§ The task: Locate the string "with" throughout the material and copy every line in which it occurs.

§ Information supplied:
((

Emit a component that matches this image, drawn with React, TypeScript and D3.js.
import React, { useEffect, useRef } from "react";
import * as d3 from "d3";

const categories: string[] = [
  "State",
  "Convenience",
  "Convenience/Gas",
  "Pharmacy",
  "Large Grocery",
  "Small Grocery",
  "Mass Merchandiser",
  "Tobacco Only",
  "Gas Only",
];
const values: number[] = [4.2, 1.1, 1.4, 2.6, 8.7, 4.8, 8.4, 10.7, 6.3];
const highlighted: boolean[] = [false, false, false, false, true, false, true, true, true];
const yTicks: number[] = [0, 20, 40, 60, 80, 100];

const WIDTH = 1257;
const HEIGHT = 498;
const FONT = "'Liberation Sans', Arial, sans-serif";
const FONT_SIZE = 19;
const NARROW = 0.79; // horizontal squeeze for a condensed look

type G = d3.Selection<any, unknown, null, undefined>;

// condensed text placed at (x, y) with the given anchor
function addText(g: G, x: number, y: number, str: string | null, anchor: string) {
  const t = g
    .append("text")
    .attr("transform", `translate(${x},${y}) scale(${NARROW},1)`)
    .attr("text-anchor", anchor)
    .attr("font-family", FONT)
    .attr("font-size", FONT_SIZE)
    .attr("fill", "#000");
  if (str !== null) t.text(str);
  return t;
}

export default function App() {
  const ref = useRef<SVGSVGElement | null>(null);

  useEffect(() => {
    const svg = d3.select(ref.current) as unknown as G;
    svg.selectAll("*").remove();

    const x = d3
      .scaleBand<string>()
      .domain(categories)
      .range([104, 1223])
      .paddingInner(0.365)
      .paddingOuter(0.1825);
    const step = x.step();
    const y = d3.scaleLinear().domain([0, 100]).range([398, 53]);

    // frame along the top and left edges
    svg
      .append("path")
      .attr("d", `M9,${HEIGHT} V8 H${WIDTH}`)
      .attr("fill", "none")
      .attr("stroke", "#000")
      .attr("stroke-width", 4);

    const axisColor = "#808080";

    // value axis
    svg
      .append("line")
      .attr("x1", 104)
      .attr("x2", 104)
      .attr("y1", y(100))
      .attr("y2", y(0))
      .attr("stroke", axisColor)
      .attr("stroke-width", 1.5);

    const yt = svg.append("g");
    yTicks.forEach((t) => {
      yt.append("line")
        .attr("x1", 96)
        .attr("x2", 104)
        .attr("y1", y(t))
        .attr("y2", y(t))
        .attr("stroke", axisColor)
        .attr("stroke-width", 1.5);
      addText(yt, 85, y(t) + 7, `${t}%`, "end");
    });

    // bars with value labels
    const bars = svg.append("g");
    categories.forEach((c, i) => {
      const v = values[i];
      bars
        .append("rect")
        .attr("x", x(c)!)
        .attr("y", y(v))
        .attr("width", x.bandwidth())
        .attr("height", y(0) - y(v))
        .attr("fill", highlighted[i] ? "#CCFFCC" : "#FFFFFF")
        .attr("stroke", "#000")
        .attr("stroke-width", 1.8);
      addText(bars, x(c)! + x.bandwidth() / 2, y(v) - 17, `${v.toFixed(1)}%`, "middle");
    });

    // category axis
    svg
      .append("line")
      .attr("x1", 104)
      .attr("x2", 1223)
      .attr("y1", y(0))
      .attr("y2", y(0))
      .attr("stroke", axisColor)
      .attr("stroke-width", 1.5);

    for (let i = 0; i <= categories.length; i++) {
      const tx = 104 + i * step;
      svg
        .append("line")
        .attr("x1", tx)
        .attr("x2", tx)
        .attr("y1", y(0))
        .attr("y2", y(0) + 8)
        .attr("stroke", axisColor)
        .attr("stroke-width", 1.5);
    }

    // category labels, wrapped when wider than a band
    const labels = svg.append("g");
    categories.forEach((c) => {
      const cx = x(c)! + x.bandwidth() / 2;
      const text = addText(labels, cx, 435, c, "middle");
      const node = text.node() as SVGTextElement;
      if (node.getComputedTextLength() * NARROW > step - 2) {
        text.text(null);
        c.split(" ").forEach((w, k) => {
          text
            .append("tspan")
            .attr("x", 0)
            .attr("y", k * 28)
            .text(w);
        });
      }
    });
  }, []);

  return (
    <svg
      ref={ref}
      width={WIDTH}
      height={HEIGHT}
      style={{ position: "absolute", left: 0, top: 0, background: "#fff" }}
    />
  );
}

))

§ Full solution:
Emit a component that matches this image, drawn with React, TypeScript and D3.js.
// condensed text placed at (x, y) with the given anchor
    // bars with value labels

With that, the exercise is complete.